--- Start Data section ---

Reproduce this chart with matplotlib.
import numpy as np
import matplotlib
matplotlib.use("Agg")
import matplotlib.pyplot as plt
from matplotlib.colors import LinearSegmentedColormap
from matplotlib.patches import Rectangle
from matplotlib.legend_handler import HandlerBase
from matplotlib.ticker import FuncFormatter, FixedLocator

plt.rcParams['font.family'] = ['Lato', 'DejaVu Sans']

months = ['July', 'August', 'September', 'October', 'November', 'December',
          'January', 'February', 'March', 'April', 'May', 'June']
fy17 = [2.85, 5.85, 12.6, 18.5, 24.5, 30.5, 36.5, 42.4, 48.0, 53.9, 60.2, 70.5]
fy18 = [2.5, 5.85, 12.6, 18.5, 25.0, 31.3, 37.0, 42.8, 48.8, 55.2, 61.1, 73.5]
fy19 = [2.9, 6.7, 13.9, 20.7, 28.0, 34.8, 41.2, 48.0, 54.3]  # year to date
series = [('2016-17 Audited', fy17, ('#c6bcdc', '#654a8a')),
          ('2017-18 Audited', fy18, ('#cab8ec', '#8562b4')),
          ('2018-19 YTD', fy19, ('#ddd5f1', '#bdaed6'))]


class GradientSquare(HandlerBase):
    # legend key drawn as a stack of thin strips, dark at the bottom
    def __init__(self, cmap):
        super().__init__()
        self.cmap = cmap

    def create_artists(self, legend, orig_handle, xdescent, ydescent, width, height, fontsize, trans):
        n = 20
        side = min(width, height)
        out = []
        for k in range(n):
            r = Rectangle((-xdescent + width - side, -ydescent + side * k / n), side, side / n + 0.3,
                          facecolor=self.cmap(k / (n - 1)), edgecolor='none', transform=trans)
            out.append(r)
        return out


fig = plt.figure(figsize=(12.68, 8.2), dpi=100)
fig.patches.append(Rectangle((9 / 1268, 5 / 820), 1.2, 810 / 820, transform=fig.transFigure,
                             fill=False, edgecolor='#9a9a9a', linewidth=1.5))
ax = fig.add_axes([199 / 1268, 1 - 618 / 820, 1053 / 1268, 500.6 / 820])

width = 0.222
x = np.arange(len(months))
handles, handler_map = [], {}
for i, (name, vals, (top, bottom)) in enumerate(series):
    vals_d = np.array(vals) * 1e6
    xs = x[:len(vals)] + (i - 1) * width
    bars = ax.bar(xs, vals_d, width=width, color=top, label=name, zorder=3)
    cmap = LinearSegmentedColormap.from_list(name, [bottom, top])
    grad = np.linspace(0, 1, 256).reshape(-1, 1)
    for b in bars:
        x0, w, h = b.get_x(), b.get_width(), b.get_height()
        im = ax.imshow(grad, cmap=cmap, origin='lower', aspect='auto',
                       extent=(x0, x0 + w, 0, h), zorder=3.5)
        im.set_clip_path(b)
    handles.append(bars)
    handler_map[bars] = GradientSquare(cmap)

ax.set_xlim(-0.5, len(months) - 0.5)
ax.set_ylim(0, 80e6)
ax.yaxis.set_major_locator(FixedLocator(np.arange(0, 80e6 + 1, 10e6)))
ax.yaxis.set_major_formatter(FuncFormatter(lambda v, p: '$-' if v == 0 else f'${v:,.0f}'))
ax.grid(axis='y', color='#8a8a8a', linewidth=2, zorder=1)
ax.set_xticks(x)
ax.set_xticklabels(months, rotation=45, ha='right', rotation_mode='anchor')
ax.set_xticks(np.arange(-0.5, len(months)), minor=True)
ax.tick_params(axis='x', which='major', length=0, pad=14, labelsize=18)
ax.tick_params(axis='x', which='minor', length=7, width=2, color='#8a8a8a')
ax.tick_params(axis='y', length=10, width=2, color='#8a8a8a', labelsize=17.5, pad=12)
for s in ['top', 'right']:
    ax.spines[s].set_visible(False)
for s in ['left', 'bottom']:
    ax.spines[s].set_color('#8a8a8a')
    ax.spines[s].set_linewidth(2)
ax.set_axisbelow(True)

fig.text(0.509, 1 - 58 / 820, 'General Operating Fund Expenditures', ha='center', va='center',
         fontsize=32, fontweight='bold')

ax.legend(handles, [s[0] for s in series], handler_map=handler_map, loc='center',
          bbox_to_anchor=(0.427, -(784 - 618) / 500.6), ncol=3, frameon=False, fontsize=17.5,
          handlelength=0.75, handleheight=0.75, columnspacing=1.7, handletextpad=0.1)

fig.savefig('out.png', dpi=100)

--- End Data section ---

Task brief:
Each line from the start of the listing above through the line containing "plt.rcParams['font.family'] = ['Lato', 'DejaVu" should be copied exactly, please, with no other lines added.

In response:
Reproduce this chart with matplotlib.
import numpy as np
import matplotlib
matplotlib.use("Agg")
import matplotlib.pyplot as plt
from matplotlib.colors import LinearSegmentedColormap
from matplotlib.patches import Rectangle
from matplotlib.legend_handler import HandlerBase
from matplotlib.ticker import FuncFormatter, FixedLocator

plt.rcParams['font.family'] = ['Lato', 'DejaVu Sans']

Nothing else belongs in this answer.